▶ WORK REQUIRED
Count every line where "this" shows up, and give that number only.

▶ DATASET EXTRACT

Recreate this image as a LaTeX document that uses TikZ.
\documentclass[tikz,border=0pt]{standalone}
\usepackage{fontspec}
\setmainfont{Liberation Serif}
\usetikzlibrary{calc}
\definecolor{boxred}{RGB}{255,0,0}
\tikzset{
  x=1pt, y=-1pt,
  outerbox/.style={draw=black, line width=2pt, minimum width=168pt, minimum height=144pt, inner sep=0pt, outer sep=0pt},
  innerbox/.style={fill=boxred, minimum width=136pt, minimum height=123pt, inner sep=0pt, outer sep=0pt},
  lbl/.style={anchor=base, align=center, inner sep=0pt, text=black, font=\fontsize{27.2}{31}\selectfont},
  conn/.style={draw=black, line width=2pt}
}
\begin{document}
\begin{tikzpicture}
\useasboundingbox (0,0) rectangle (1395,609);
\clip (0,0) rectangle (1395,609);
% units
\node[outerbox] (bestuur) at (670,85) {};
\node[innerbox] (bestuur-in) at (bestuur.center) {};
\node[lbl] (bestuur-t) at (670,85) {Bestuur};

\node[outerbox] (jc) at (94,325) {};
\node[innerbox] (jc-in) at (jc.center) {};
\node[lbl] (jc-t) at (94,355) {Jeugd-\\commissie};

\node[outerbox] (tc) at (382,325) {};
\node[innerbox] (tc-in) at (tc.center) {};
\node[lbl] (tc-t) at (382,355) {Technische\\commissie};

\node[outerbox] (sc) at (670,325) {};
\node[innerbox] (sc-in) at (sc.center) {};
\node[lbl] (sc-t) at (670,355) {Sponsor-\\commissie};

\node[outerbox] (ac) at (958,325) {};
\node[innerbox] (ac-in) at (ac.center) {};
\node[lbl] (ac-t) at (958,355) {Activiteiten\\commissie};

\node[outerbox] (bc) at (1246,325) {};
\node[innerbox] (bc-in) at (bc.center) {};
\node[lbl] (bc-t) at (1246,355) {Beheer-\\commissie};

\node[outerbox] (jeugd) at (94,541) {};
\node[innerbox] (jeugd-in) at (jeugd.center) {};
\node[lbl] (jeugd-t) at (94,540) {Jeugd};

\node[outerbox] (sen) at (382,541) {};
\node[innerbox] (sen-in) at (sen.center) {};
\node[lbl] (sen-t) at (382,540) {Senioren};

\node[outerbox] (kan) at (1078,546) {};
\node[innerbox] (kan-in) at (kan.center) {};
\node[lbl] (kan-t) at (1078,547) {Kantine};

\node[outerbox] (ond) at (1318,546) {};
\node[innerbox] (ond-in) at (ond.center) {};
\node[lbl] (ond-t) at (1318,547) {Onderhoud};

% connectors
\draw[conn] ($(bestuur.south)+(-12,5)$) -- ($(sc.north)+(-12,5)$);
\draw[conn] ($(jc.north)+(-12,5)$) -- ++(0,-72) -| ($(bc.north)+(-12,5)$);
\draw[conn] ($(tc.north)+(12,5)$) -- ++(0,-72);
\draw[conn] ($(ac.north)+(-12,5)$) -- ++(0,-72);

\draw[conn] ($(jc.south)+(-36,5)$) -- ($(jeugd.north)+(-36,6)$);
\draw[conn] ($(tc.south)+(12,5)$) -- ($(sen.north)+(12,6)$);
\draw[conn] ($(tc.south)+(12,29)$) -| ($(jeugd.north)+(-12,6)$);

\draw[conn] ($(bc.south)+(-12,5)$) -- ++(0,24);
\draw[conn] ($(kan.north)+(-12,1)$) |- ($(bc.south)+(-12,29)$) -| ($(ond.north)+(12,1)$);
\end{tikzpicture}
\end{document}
--
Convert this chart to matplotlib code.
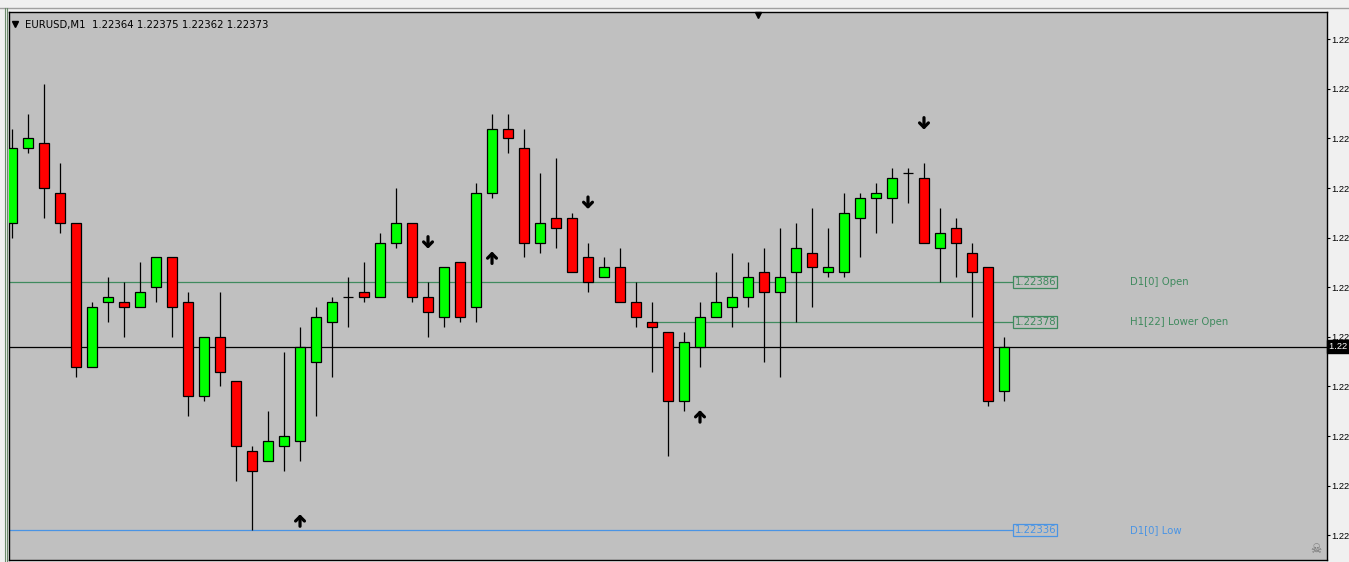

▶ OUTPUT OF THE TASK
2